How we cite our quotes: (Act.Line)
Quote #7
It is not the sale of my soul that troubles me: I have sold it too often to care about that. I have sold it for a professorship. I have sold it for an income. I have sold it to escape being imprisoned for refusing to pay taxes for hangmen's ropes and unjust wars and things that I abhor. What is all human conduct but the daily and hourly sale of our souls for trifles? What I am now selling it for is neither money nor position nor comfort, but for reality and for power. (3.403)
In addition to wanting to respect "reality," Dolly is open about the fact that he now embraces the opportunity to have a bit more power (it doesn't seem like he felt like he had much in the past). Even though he calls it selling his soul, he feels like he's already done that plenty of times before—and, it seems, got less for it.
Quote #8
I think all power is spiritual: these cannons will not go off by themselves. I have tried to make spiritual power by teaching Greek. But the world can never be really touched by a dead language and a dead civilization. The people must have power; and the people cannot have Greek. Now the power that is made here can be wielded by all men. (3.407)

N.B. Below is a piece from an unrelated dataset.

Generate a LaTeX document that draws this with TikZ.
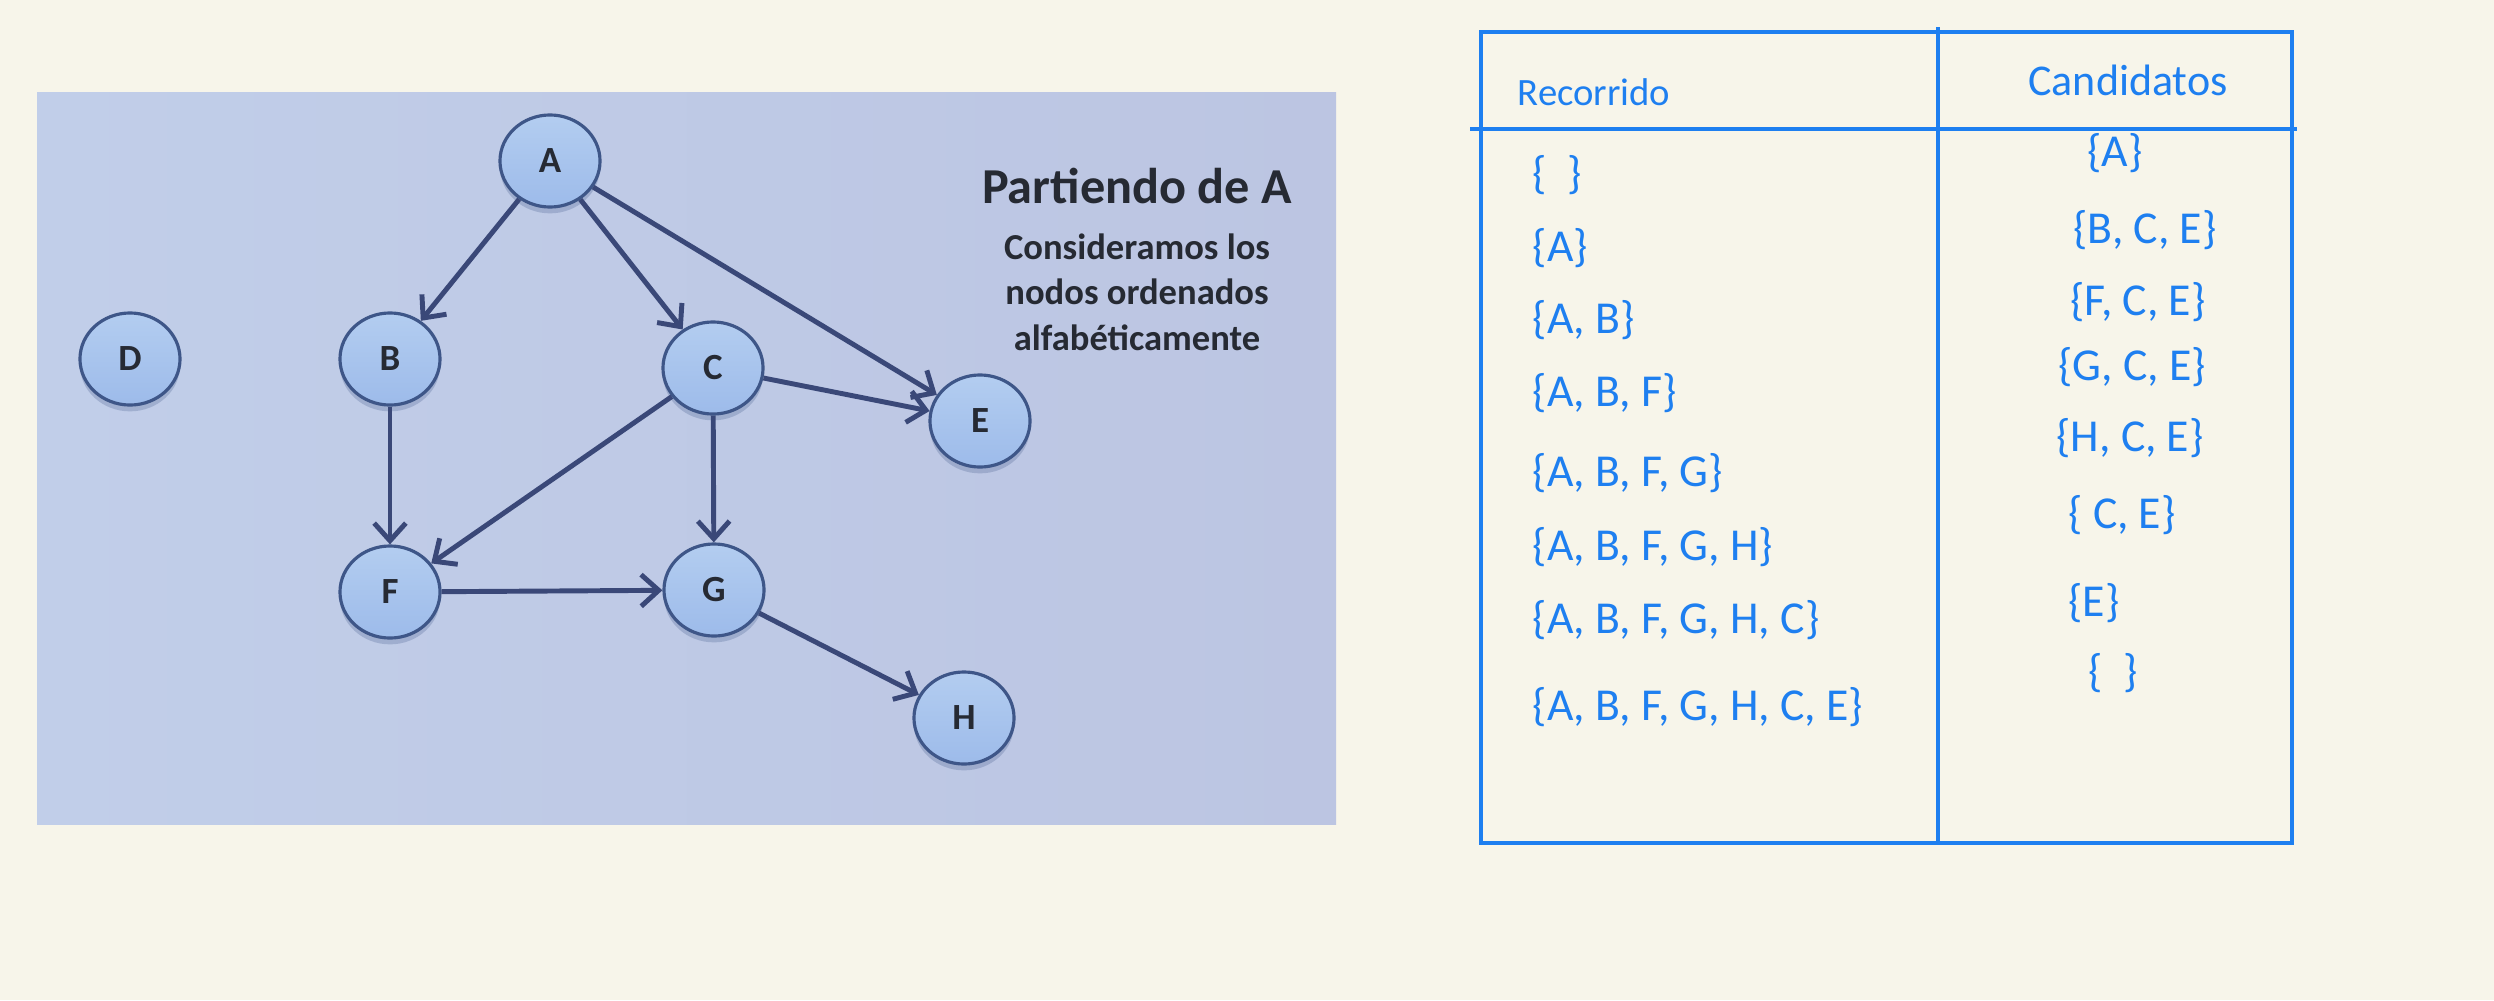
\documentclass[tikz,border=0pt]{standalone}
\usepackage{fontspec}
\setmainfont{Carlito}
\usetikzlibrary{positioning, arrows.meta, shapes.geometric, shadows, shadings}
\definecolor{PaperBG}{HTML}{F7F5EA}
\definecolor{SlideL}{HTML}{C1CEE9}
\definecolor{SlideR}{HTML}{BCC5E2}
\definecolor{NodeTop}{HTML}{B3CDF0}
\definecolor{NodeBot}{HTML}{9DBBEA}
\definecolor{NodeEdge}{HTML}{3E5688}
\definecolor{NodeInk}{HTML}{262A33}
\definecolor{ArrowInk}{HTML}{3A4878}
\definecolor{PenBlue}{HTML}{1E7FF0}
\tikzset{
  graphnode/.style  = {ellipse, draw=NodeEdge, line width=0.9pt,
                       top color=NodeTop, bottom color=NodeBot,
                       minimum width=1cm, minimum height=0.92cm, inner sep=0pt,
                       font=\fontsize{10.5}{13}\selectfont\bfseries, text=NodeInk,
                       drop shadow={shadow xshift=0pt, shadow yshift=-1.8pt,
                                    opacity=0.25, fill=NodeEdge}},
  grapharr/.style   = {-{Straight Barb[length=5pt, width=9pt]}, ArrowInk, line width=1.4pt},
  slidetitle/.style = {font=\fontsize{14.3}{16}\selectfont\bfseries, text=NodeInk, inner sep=0pt},
  slidetext/.style  = {font=\fontsize{10.4}{13}\selectfont\bfseries, text=NodeInk,
                       align=center, inner sep=0pt},
  inkline/.style    = {PenBlue, line width=0.9pt},
  inkhead/.style    = {font=\fontsize{12.5}{14}\selectfont, text=PenBlue, inner sep=0pt},
  inkset/.style     = {font=\fontsize{13}{15}\selectfont, text=PenBlue, inner sep=0pt},
}

\begin{document}
\begin{tikzpicture}[x=0.01cm, y=-0.01cm]
    \fill[PaperBG] (0,0) rectangle (2494,1000);
    \useasboundingbox (0,0) rectangle (2494,1000);
    % slide
    \fill[left color=SlideL, right color=SlideR] (37,92) rectangle (1336,824);
    \node[graphnode] (A) at (550,161) {A};
    \node[graphnode] (D) at (130,359) {D};
    \node[graphnode] (B) at (390,359) {B};
    \node[graphnode] (C) at (713,368) {C};
    \node[graphnode] (E) at (980,421) {E};
    \node[graphnode] (F) at (390,592) {F};
    \node[graphnode] (G) at (714,590) {G};
    \node[graphnode] (H) at (964,718) {H};
    \foreach \s/\t in {A/B, A/C, A/E, B/F, C/E, C/F, C/G, F/G, G/H}
      \draw[grapharr] (\s) -- (\t);
    \node[slidetitle] (title) at (1137,186) {Partiendo de A};
    \node[slidetext, below=8pt of title] (sub) {Consideramos los\\nodos ordenados\\alfabéticamente};
    % table
    \draw[inkline] (1481,32) rectangle (2292,843);
    \draw[inkline] (1470,129) -- (2297,129);
    \draw[inkline] (1938,27) -- (1938,841);
    \node[inkhead, anchor=west, font=\fontsize{11}{14}\selectfont] (hrec) at (1517,92) {Recorrido};
    \node[inkhead] (hcand) at (2128,80) {Candidatos};
    \node[inkset, anchor=west] (r1) at (1532,175) {\{\ \ \}};
    \node[inkset, anchor=west] (r2) at (1532,248) {\{A\}};
    \node[inkset, anchor=west] (r3) at (1532,320) {\{A, B\}};
    \node[inkset, anchor=west] (r4) at (1532,393) {\{A, B, F\}};
    \node[inkset, anchor=west] (r5) at (1532,473) {\{A, B, F, G\}};
    \node[inkset, anchor=west] (r6) at (1532,547) {\{A, B, F, G, H\}};
    \node[inkset, anchor=west] (r7) at (1532,620) {\{A, B, F, G, H, C\}};
    \node[inkset, anchor=west] (r8) at (1532,707) {\{A, B, F, G, H, C, E\}};
    \node[inkset] (c1) at (2115,153) {\{A\}};
    \node[inkset] (c2) at (2145,230) {\{B, C, E\}};
    \node[inkset] (c3) at (2138,302) {\{F, C, E\}};
    \node[inkset] (c4) at (2132,367) {\{G, C, E\}};
    \node[inkset] (c5) at (2130,438) {\{H, C, E\}};
    \node[inkset] (c6) at (2122,515) {\{\ C, E\}};
    \node[inkset] (c7) at (2094,603) {\{E\}};
    \node[inkset] (c8) at (2113,673) {\{\ \ \}};
\end{tikzpicture}
\end{document}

Dolly continues musing about power…Now he's saying that it's not weapons that make power, but the spiritual might behind them (this is a bit different from what he was saying before, when he suggested that the weapons had more power than the man producing them).
Quote #9
You cannot have power for good without having power for evil too. Even mother's milk nourishes murderers as well as heroes. This power which only tears men's bodies to pieces has never been so horribly abused as the intellectual power, the imaginative power, the poetic, religious power that can enslave men's souls. As a teacher of Greek I gave the intellectual man weapons against the common man. I now want to give the common man weapons against the intellectual man. I love the common people. I want to arm them against the lawyers, the doctors, the priests, the literary men, the professors, the artists, and the politicians, who, once in authority, are more disastrous and tyrannical than all the fools, rascals, and impostors. I want a power simple enough for common men to use, yet strong enough to force the intellectual oligarchy to use its genius for the general good or else perish. (3.408-409)
Now Dolly has come over to the view that resisting violence and arms is kind of bougie; in his opinion, embracing arms production will not only give him power, but actually make power more democratic overall, giving the good the opportunity to fight back against the bad. Um…yeah, sure…whatever you say Dolly.